Contre Total, des Ougandais saisissent la justice française
La bataille judiciaire contre le méga-projet pétrolier de Total en Ouganda continue. Cinq associations françaises et ougandaises, ainsi que 26 Ougandais directement affectés par les projets EACOP et Tilenga, demandent réparation devant la justice française.
Depuis 2017, les projets d’exploitation pétrolière de Total en Ouganda – nommé Tilenga – et de transport du pétrole par pipeline jusqu’en Tanzanie – nommé EACOP – font des ravages auprès des communautés locales. Mardi 27 juin, accompagnées de cinq associations¹, vingt-six personnes directement affectées par le projet annoncent assigner la firme en justice sur le fondement de la loi sur le devoir de vigilance.
Les trois associations ougandaises NAPE/Amis de la Terre Ouganda, AFIEGO et Tasha Research Institute, ainsi que les deux ONG françaises Survie et Les Amis de la Terre.
Depuis l’adoption de ce texte, les entreprises françaises sont tenues d’établir un plan de vigilance, chargé de prévenir et de réparer les risques sociaux et environnementaux liés à leurs projets partout dans le monde, y compris s’ils sont menés par des filiales.
En octobre 2019, plusieurs organisations s’étaient déjà appuyées sur cette loi pour saisir la justice française. Elles avaient été déboutées de leur demande en mars dernier pour des questions de procédure, ne permettant pas d’aborder le fond de l’affaire. « Notre première action en justice visait à empêcher que le projet ne porte atteinte aux droits humains, mais aujourd’hui nous demandons réparation car les violations ont déjà été commises », rappelle Juliette Renaud, responsable de campagne pour l’ONG Les Amis de la Terre.
118 000 personnes expropriées
Jelousy Mugisha fait partie des Ougandais qui mènent cette nouvelle action. Son témoignage, lors de la conférence de presse de ce 27 juin, symbolise à lui seul les immenses préjudices pour lesquels les communautés affectées demandent réparation.
Son calvaire a commencé en 2017, lorsque Total a identifié dans son village un lieu où construire une usine de traitement du pétrole : « Après des évaluations, Total a annoncé qu’à partir du 16 mai 2017 nous n’aurions plus le droit d’exploiter nos terres agricoles. » Comme l’essentiel des 118 000 personnes expropriées pour la construction du projet, Jelousy a ainsi été privé de l’utilisation de ses terres avant de recevoir une compensation financière.

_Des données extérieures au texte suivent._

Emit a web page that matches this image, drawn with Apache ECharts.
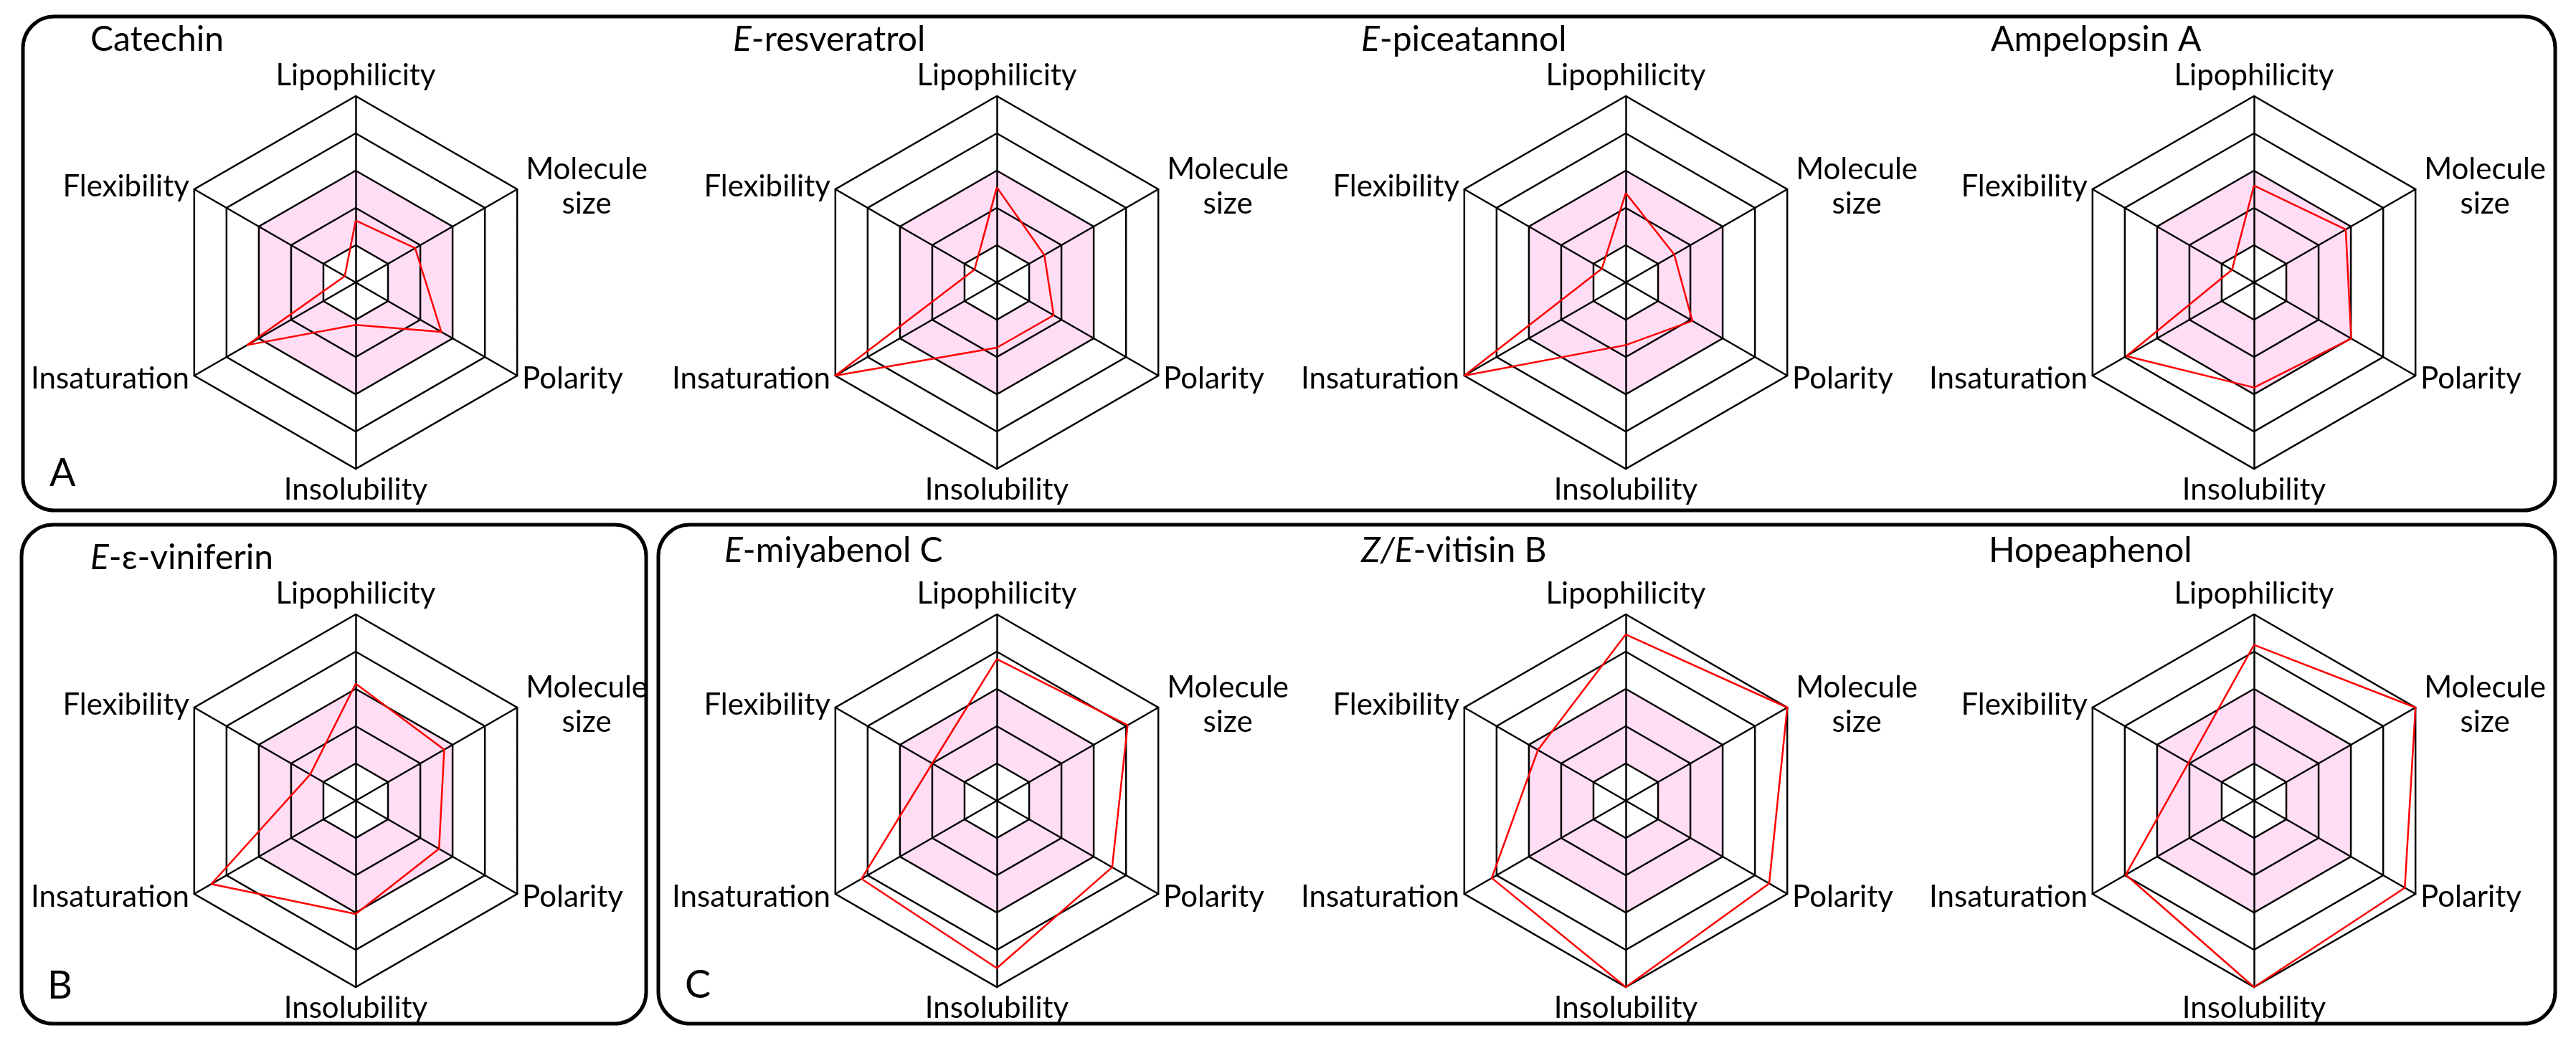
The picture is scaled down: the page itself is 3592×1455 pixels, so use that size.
<!DOCTYPE html>
<html>
<head>
<meta charset="utf-8">
<script src="https://cdn.jsdelivr.net/npm/echarts@6/dist/echarts.min.js"></script>
<style>
  html, body { margin: 0; padding: 0; background: #fff; }
  #main { width: 3592px; height: 1455px; }
</style>
</head>
<body>
<div id="main"></div>
<script>
// axes in the order echarts walks round the radar (top, then anticlockwise)
var axes = ['Lipophilicity', 'Flexibility', 'Insaturation', 'Insolubility', 'Polarity', 'Molecule size'];
var axisMax = 5;

// compound names (rich text: {i|..} is italic)
var compounds = ['Catechin', '{i|E}-resveratrol', '{i|E}-piceatannol', 'Ampelopsin A',
    '{i|E}-ε-viniferin', '{i|E}-miyabenol C', '{i|Z/E}-vitisin B', 'Hopeaphenol'];

// values, same order as axes
var catechin    = [1.66, 0.34, 3.36, 1.14, 2.65, 1.84];
var resveratrol = [2.55, 0.69, 5.00, 1.75, 1.76, 1.47];
var piceatannol = [2.40, 0.74, 5.00, 1.68, 2.06, 1.50];
var ampelopsinA = [2.60, 0.68, 3.95, 2.82, 3.01, 2.84];
var viniferin   = [3.14, 1.41, 4.47, 3.04, 2.58, 2.74];
var miyabenolC  = [3.80, 2.00, 4.19, 4.49, 3.57, 4.05];
var vitisinB    = [4.46, 2.72, 4.15, 5.00, 4.44, 5.00];
var hopeaphenol = [4.18, 2.03, 3.97, 5.00, 4.67, 5.00];
var values = [catechin, resveratrol, piceatannol, ampelopsinA, viniferin, miyabenolC, vitisinB, hopeaphenol];

// layout
var centers = [[496, 394], [1390, 394], [2267, 394], [3143, 394],
               [496, 1117], [1390, 1117], [2267, 1117], [3143, 1117]];
var radius = 260;
var titlePos = [[126, 32], [1022, 32], [1898, 32], [2776, 32],
                [126, 755], [1010, 745], [1898, 745], [2773, 745]];
var FONT = 'Lato, "Open Sans", sans-serif';
var pink = '#ffddf4';

var chart = echarts.init(document.getElementById('main'));

var radars = [];
var series = [];
var titles = [];

for (var i = 0; i < compounds.length; i++) {
    radars.push({
        center: centers[i],
        radius: radius,
        startAngle: 90,
        shape: 'polygon',
        splitNumber: 5,
        indicator: axes.map(function (a) { return { name: a, min: 0, max: axisMax }; }),
        axisName: {
            color: '#000',
            fontFamily: FONT,
            fontSize: 42,
            formatter: function (name) {
                if (name === 'Molecule size') return '{c|Molecule}\n{c|size}';
                return name;
            },
            rich: {
                c: { width: 180, align: 'center', fontFamily: FONT, fontSize: 42, color: '#000', lineHeight: 48 }
            }
        },
        nameGap: 8,
        axisLine: { lineStyle: { color: '#000', width: 2.5 } },
        splitLine: { lineStyle: { color: '#000', width: 2.5 } },
        splitArea: { show: true, areaStyle: { color: ['#fff', pink, pink, '#fff', '#fff'] } },
        axisTick: { show: false },
        axisLabel: { show: false }
    });
    series.push({
        type: 'radar',
        radarIndex: i,
        symbol: 'none',
        silent: true,
        lineStyle: { color: '#ff0000', width: 2.5 },
        data: [{ value: values[i], name: compounds[i] }]
    });
    titles.push({
        text: compounds[i],
        left: titlePos[i][0],
        top: titlePos[i][1],
        padding: 0,
        textStyle: {
            fontFamily: FONT, fontSize: 48, fontWeight: 'normal', color: '#000',
            rich: { i: { fontFamily: FONT, fontSize: 48, fontStyle: 'italic', color: '#000' } }
        }
    });
}

// panel letters
var letters = [['A', 69, 634], ['B', 66, 1349], ['C', 955, 1348]];
letters.forEach(function (l) {
    titles.push({
        text: l[0], left: l[1], top: l[2], padding: 0,
        textStyle: { fontFamily: FONT, fontSize: 54, fontWeight: 'normal', color: '#000' }
    });
});

// panel frames
var panels = [[32, 23, 3531, 689], [30, 732, 871, 696], [918, 732, 2645, 696]];

var option = {
    backgroundColor: '#fff',
    animation: false,
    title: titles,
    radar: radars,
    series: series,
    graphic: panels.map(function (p) {
        return {
            type: 'rect',
            shape: { x: p[0], y: p[1], width: p[2], height: p[3], r: 44 },
            style: { fill: 'none', stroke: '#000', lineWidth: 5 },
            silent: true
        };
    })
};

chart.setOption(option);
</script>
</body>
</html>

Les travaux de terrassement pour l’installation de l’usine ont aussi causé des inondations dans son village, noyant ce qu’il restait de ses cultures.

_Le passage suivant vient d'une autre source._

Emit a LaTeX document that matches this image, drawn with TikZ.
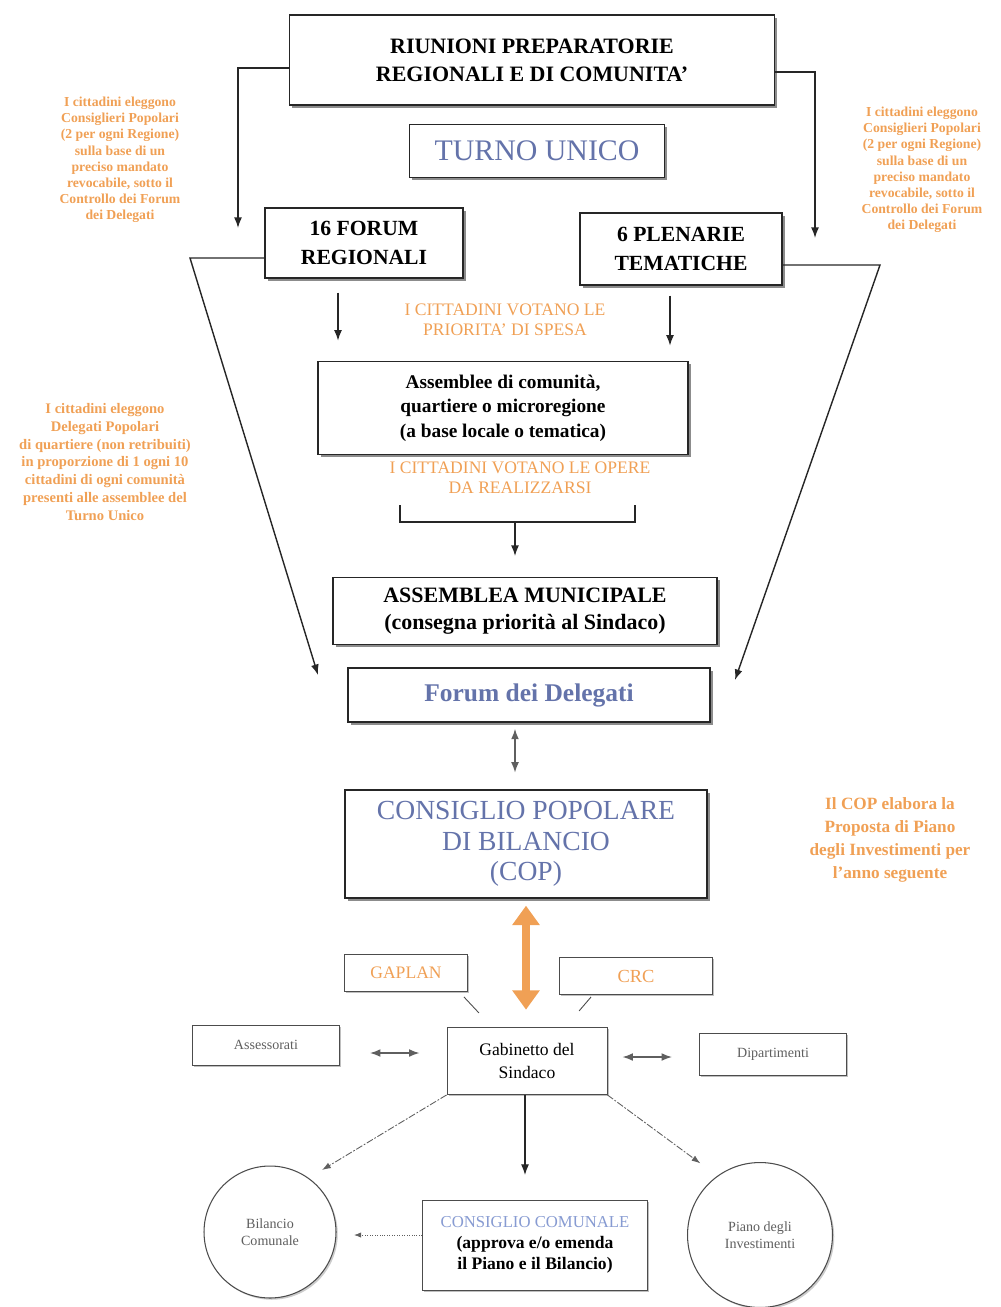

Le fermier, père de sept enfants, a également perdu sa maison, classée sans explication préalable comme résidence secondaire. Pour s’être élevé contre ces injustices, en alertant notamment sur l’insuffisance des compensations financières et en nature, Jelousy a subi des pressions. À la suite d’un premier témoignage devant les tribunaux français en 2019, il avait été arrêté et placé en détention à son retour à l’aéroport de Kampala.
Pour Elise Le Gall, avocate des parties civiles dans cette affaire, « la responsabilité civile délictuelle de Total est engagée » face à tous les dommages causés par le projet. Selon la loi sur le devoir de vigilance, la firme aurait dû réaliser une cartographie des risques plus complète et mettre en place des mesures de compensation bien plus ambitieuses. En portant une nouvelle fois cette affaire devant le tribunal, les personnes affectées et les associations espèrent qu’elle pourra être jugée sur le fond, pour enfin contraindre Total à assumer ses responsabilités.